Cour rappelle sa jurisprudence constante selon laquelle l'article 2, en consacrant « l'une des valeurs fondamentales des sociétés démocratiques qui forment le Conseil de l'Europe, impose à l'État l'obligation de s'abstenir de donner la mort « intentionnellement » (obligations négatives), mais aussi de prendre les mesures nécessaires à la protection de la vie des personnes relevant de sa juridiction (obligations positives) ».
Pour vérifier si l'Etat a respecté ses obligations positives découlant de l'article 2, la Cour prend en compte plusieurs critères posés dans les affaires Glass et Burke lorsqu'elle est saisie d'une question de l'administration ou de retrait de traitements. Elle s'intéresse notamment de l'existence - dans le droit et la pratique internes d'un cadre législatif conforme aux exigences de l'article 2 - de la prise en compte des souhaits précédemment exprimés par le requérant et par ses proches, ainsi que de l'avis d'autres membres du personnel médical et également de la possibilité d'un recours juridictionnel en cas de doute sur la meilleure décision à prendre dans l'intérêt du patient.
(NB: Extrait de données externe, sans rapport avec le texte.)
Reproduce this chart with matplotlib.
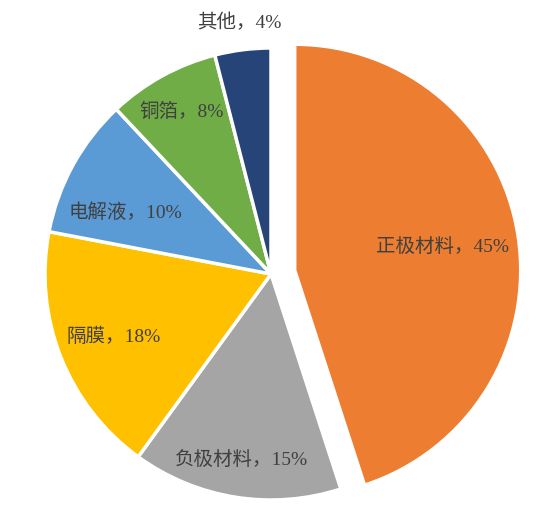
import numpy as np
import matplotlib.pyplot as plt

# Data
labels = ['正极材料', '负极材料', '隔膜', '电解液', '铜箔', '其他']
shares = [45, 15, 18, 10, 8, 4]
colors = ['#ED7D31', '#A5A5A5', '#FFC000', '#5B9BD5', '#70AD47', '#264478']

R = 226
cx, cy = 271, 237

# layout: explode per slice (pixels), label distance (fraction of radius),
# label angle nudge (degrees)
explode = [24, 0, 0, 0, 0, 0]
label_dist = [0.66, 0.835, 0.75, 0.70, 0.82, 1.12]
label_turn = [0, 0, 0, 6, 0, 0]

fig = plt.figure(figsize=(5.59, 5.11), dpi=100)
ax = fig.add_axes([0, 0, 1, 1])

wedges, _ = ax.pie(shares, colors=colors, explode=explode, startangle=90,
                   counterclock=False, radius=R, center=(cx, cy),
                   wedgeprops=dict(edgecolor='white', linewidth=2.5),
                   frame=True)
ax.set_xlim(0, 559)
ax.set_ylim(0, 511)
ax.set_aspect('equal')
ax.axis('off')

for w, lab, val, d, t in zip(wedges, labels, shares, label_dist, label_turn):
    ang = np.deg2rad((w.theta1 + w.theta2) / 2 + t)
    x0, y0 = w.center
    x = x0 + d * R * np.cos(ang)
    y = y0 + d * R * np.sin(ang)
    ax.text(x, y, f'{lab}，{val}%', ha='center', va='center',
            fontsize=14, color='#404040',
            family=['Liberation Serif', 'Noto Sans CJK SC'])

fig.savefig('out.png', dpi=100)
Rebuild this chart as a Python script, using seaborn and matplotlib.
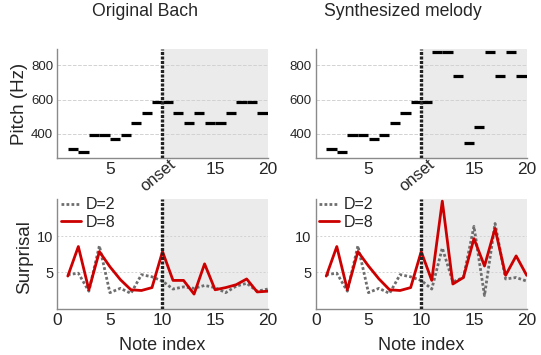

La Cour constate qu'il n'existe pas de consensus entre les États membres du Conseil de l'Europe pour permettre l'arrêt d'un traitement maintenant artificiellement la vie, même si une majorité d'États semble l'autoriser. Elle note également que, dans ce domaine qui touche à la fin de la vie, il y a lieu d'accorder une marge d'appréciation aux États mais que celle-ci n'est pas illimitée. C'est la raison pour laquelle elle regarde s'il y a un examen approfondi où tous les points de vue peuvent s'exprimer et où tous les aspects sont mûrement pesés en tenant compte d'une expertise médicale détaillée et d'observations générales des plus hautes instances médicales et éthiques.
Irrecevabilité
Dans plusieurs affaires liées à l'euthanasie, la Cour a déclaré les griefs irrecevables, soit à cause des incompatibilités ratione personae (CEDH, Sanles Sanles c. Espagne, le 26 octobre 2000, n° 48335/99 ; CEDH, Ada Rossi et autres c. Italie, le 16 décembre 2008, soit a cause du non épuisement des voies de recours interne (CEDH, Nicklinson et Lamb c. Royaume-Uni, le 23 juin 2015, nos 2478/15 et 1787/15) ou parce que la Cour avait considéré que l'Etat concerné n'avait pas dépassé sa marge d'appréciation (CEDH, Gard et autres c. Royaume-Uni, le 27 juin 2017, no 39793/17).